Pero más allá de la economía y la política, el mayor daño se inflige en el tejido social del país. La normalización de la violencia, la impunidad, y la idea de que el narcotráfico tiene la capacidad de influir en las decisiones políticas clave, minan la moral de una sociedad ya golpeada por la pobreza, la desigualdad y la falta de oportunidades. La desconfianza en las instituciones, la desesperanza ante la posibilidad de un cambio real y la resignación ante la omnipresencia del narco son señales alarmantes de una sociedad que se ve atrapada en un ciclo de violencia y corrupción que parece imposible de romper y que ahora llama a la puerta a un nuevo gobierno de México, al de Claudia Sheinbaum.

La captura de Zambada debería haber sido un triunfo en la lucha contra el narcotráfico. En cambio, se ha convertido en un recordatorio sombrío y exposición de la ruptura de los límites del poder del Estado frente a este enemigo insidioso. La capacidad de los cárteles para infiltrar las estructuras del Estado, manipular a figuras políticas y operar con relativa impunidad, es una amenaza existencial para la democracia mexicana.

El gobierno mexicano tiene en sus manos una oportunidad para mostrar su compromiso en la lucha contra el narcotráfico, no solo con capturas espectaculares, sino con una estrategia integral que abarque la transparencia, la reforma institucional y un esfuerzo decidido por erradicar la corrupción. No se trata solo de combatir a los cárteles, sino de restaurar la legitimidad del Estado y la confianza de la ciudadanía.
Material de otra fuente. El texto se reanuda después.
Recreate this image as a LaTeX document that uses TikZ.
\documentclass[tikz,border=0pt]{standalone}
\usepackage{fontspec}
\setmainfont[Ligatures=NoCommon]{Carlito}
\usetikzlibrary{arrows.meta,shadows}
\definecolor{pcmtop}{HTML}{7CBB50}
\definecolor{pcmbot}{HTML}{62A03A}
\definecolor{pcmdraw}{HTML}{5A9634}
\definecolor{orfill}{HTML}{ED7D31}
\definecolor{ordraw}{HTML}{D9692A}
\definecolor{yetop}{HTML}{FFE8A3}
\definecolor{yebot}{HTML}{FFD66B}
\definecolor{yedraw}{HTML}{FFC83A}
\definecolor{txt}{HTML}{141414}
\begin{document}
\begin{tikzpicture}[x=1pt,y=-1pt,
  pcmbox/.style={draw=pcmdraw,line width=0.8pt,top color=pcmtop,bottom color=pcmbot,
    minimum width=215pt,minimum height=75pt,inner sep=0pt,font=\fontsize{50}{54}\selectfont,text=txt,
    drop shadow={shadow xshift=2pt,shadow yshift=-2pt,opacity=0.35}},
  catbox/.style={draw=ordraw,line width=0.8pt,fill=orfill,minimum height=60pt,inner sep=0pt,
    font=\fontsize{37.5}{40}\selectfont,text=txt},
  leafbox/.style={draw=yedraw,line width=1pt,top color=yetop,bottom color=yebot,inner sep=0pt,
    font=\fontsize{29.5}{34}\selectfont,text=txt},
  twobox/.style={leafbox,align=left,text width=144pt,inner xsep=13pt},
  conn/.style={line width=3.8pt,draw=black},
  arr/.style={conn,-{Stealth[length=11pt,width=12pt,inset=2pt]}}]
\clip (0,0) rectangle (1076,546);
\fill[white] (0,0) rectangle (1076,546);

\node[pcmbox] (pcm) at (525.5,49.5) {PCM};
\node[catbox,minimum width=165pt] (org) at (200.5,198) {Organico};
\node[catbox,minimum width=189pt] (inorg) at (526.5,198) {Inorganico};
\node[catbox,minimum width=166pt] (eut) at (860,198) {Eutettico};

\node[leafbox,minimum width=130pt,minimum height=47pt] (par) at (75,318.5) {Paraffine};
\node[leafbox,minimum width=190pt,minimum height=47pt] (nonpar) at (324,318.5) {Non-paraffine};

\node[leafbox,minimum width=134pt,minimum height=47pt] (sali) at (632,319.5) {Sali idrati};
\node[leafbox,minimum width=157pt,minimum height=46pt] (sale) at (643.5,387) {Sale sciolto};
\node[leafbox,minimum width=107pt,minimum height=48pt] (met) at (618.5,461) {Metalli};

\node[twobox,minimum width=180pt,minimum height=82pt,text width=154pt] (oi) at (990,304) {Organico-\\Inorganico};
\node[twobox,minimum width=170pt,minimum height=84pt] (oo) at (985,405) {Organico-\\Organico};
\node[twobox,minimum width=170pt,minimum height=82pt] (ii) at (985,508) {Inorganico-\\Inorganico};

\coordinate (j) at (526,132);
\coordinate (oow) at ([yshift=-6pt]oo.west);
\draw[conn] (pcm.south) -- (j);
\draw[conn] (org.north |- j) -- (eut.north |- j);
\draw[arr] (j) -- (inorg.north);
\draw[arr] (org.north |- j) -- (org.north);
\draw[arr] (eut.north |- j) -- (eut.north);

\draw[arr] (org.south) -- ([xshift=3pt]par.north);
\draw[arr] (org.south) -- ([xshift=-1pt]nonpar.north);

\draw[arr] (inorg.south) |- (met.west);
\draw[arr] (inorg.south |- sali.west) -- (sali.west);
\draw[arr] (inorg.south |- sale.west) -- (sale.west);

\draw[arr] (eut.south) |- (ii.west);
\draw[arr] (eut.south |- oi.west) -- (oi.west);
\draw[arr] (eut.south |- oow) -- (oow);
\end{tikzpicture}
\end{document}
México está en una encrucijada. La influencia del narcotráfico en la política y la toma de decisiones es un problema que no puede ser ignorado ni minimizado. Las consecuencias de esta realidad, si no se aborda con la seriedad y determinación que requiere, podrían ser devastadoras para la sociedad mexicana, su sistema político y su imagen global. Es urgente que se tomen medidas decisivas para cortar de raíz esta influencia perniciosa y restaurar la confianza en las instituciones y en el futuro del país.

El narcoestado es una sombra que amenaza con engullir a México. Pero es también un llamado a la acción, un recordatorio de que el país todavía puede decidir su destino. La lucha contra el narcotráfico es, en última instancia, una lucha por el alma de la nación. Es una batalla que México no puede permitirse perder.